> _Directive_: Write out every line exactly, from the start of the records below to the line with "ax = fig.add_axes([0.075, 0.0646, 0.554, 0.9024])", and stop there. Don't write out the pictures.

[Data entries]
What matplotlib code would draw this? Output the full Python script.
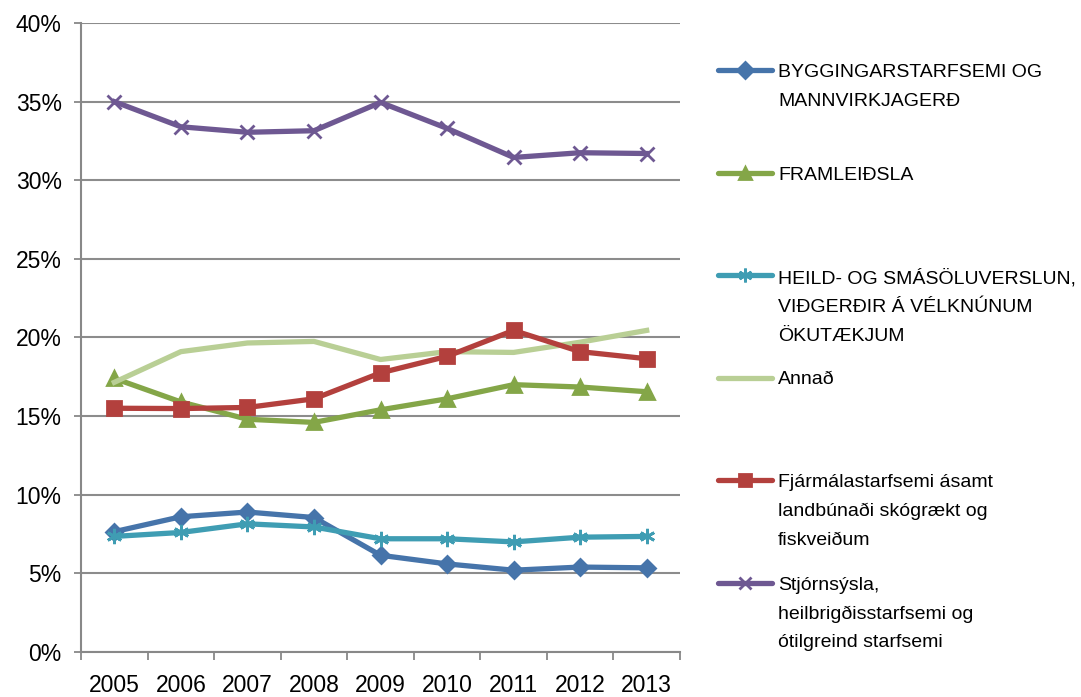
import matplotlib.pyplot as plt
from matplotlib.lines import Line2D
from matplotlib.ticker import MultipleLocator, FixedLocator, PercentFormatter

plt.rcParams['font.family'] = ['Liberation Sans', 'DejaVu Sans']

years = ['2005', '2006', '2007', '2008', '2009', '2010', '2011', '2012', '2013']

bygg = [7.65, 8.6, 8.9, 8.55, 6.15, 5.6, 5.2, 5.4, 5.35]
framl = [17.4, 15.9, 14.8, 14.6, 15.4, 16.1, 17.0, 16.85, 16.55]
heild = [7.35, 7.6, 8.15, 7.95, 7.2, 7.2, 7.0, 7.3, 7.35]
annad = [17.15, 19.1, 19.65, 19.75, 18.6, 19.1, 19.05, 19.7, 20.45]
fjarm = [15.5, 15.48, 15.55, 16.1, 17.75, 18.8, 20.45, 19.1, 18.65]
stjorn = [35.0, 33.4, 33.05, 33.15, 34.95, 33.3, 31.45, 31.75, 31.7]

labels = ['BYGGINGARSTARFSEMI OG\nMANNVIRKJAGERÐ',
          'FRAMLEIÐSLA',
          'HEILD- OG SMÁSÖLUVERSLUN,\nVIÐGERÐIR Á VÉLKNÚNUM\nÖKUTÆKJUM',
          'Annað',
          'Fjármálastarfsemi ásamt\nlandbúnaði skógrækt og\nfiskveiðum',
          'Stjórnsýsla,\nheilbrigðisstarfsemi og\nótilgreind starfsemi']

series = [bygg, framl, heild, annad, fjarm, stjorn]
colors = ['#4674AA', '#84A648', '#3F9DB3', '#B9CF95', '#B3403D', '#6E5892']
markers = ['D', '^', (6, 2, 0), None, 's', 'x']
msizes = [8.5, 10, 11, 0, 10, 10]

fig = plt.figure(figsize=(10.81, 6.97), dpi=100)
ax = fig.add_axes([0.075, 0.0646, 0.554, 0.9024])

x = list(range(len(years)))
for vals, c, m, ms in zip(series, colors, markers, msizes):
    ax.plot(x, vals, color=c, lw=3.8, marker=m, markersize=ms,
            markeredgecolor=c, markerfacecolor=c, markeredgewidth=2, zorder=3)

ax.set_xlim(-0.5, len(years) - 0.5)
ax.set_ylim(0, 40)
ax.yaxis.set_major_locator(MultipleLocator(5))
ax.yaxis.set_major_formatter(PercentFormatter(decimals=0))
ax.set_xticks(x)
ax.set_xticklabels(years)
ax.xaxis.set_minor_locator(FixedLocator([i - 0.5 for i in range(len(years) + 1)]))
ax.tick_params(axis='x', which='major', length=0, pad=16, labelsize=16.5)
ax.tick_params(axis='x', which='minor', length=6, color='#888888', width=1.3)
ax.tick_params(axis='y', length=5, color='#888888', width=1.3, pad=9, labelsize=16.5)

ax.grid(axis='y', color='#8c8c8c', lw=1.5, zorder=0)
for s in ['top', 'right']:
    ax.spines[s].set_visible(False)
for s in ['left', 'bottom']:
    ax.spines[s].set_color('#888888')
    ax.spines[s].set_linewidth(1.5)

# legend, entries spread evenly like the Excel original
y0 = 1 - 70 / 697
step = 102.5 / 697
for i, (lab, c, m, ms) in enumerate(zip(labels, colors, markers, msizes)):
    yy = y0 - i * step
    fig.add_artist(Line2D([718 / 1081, 772 / 1081], [yy, yy], color=c, lw=3.8,
                          solid_capstyle='round'))
    if m is not None:
        fig.add_artist(Line2D([745 / 1081], [yy], marker=m, markersize=ms * 0.9,
                              color=c, markeredgecolor=c, markeredgewidth=2))
    fig.text(778 / 1081, yy + 6 / 697, lab, fontsize=14, va='top', ha='left',
             linespacing=1.9)

fig.savefig('out.png', dpi=100)
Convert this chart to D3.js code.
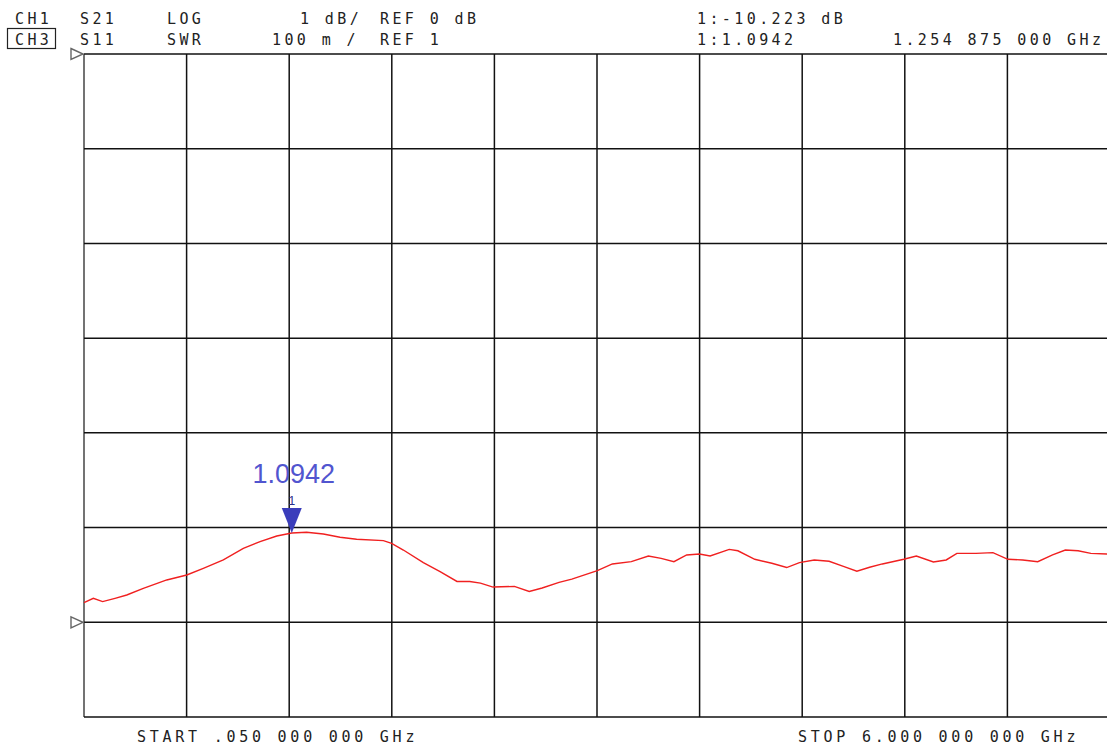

> _Solution for this exercise_:
What matplotlib code would draw this? Output the full Python script.
import matplotlib.pyplot as plt
from matplotlib.lines import Line2D
from matplotlib.ticker import MultipleLocator, FixedLocator, PercentFormatter

plt.rcParams['font.family'] = ['Liberation Sans', 'DejaVu Sans']

years = ['2005', '2006', '2007', '2008', '2009', '2010', '2011', '2012', '2013']

bygg = [7.65, 8.6, 8.9, 8.55, 6.15, 5.6, 5.2, 5.4, 5.35]
framl = [17.4, 15.9, 14.8, 14.6, 15.4, 16.1, 17.0, 16.85, 16.55]
heild = [7.35, 7.6, 8.15, 7.95, 7.2, 7.2, 7.0, 7.3, 7.35]
annad = [17.15, 19.1, 19.65, 19.75, 18.6, 19.1, 19.05, 19.7, 20.45]
fjarm = [15.5, 15.48, 15.55, 16.1, 17.75, 18.8, 20.45, 19.1, 18.65]
stjorn = [35.0, 33.4, 33.05, 33.15, 34.95, 33.3, 31.45, 31.75, 31.7]

labels = ['BYGGINGARSTARFSEMI OG\nMANNVIRKJAGERÐ',
          'FRAMLEIÐSLA',
          'HEILD- OG SMÁSÖLUVERSLUN,\nVIÐGERÐIR Á VÉLKNÚNUM\nÖKUTÆKJUM',
          'Annað',
          'Fjármálastarfsemi ásamt\nlandbúnaði skógrækt og\nfiskveiðum',
          'Stjórnsýsla,\nheilbrigðisstarfsemi og\nótilgreind starfsemi']

series = [bygg, framl, heild, annad, fjarm, stjorn]
colors = ['#4674AA', '#84A648', '#3F9DB3', '#B9CF95', '#B3403D', '#6E5892']
markers = ['D', '^', (6, 2, 0), None, 's', 'x']
msizes = [8.5, 10, 11, 0, 10, 10]

fig = plt.figure(figsize=(10.81, 6.97), dpi=100)
ax = fig.add_axes([0.075, 0.0646, 0.554, 0.9024])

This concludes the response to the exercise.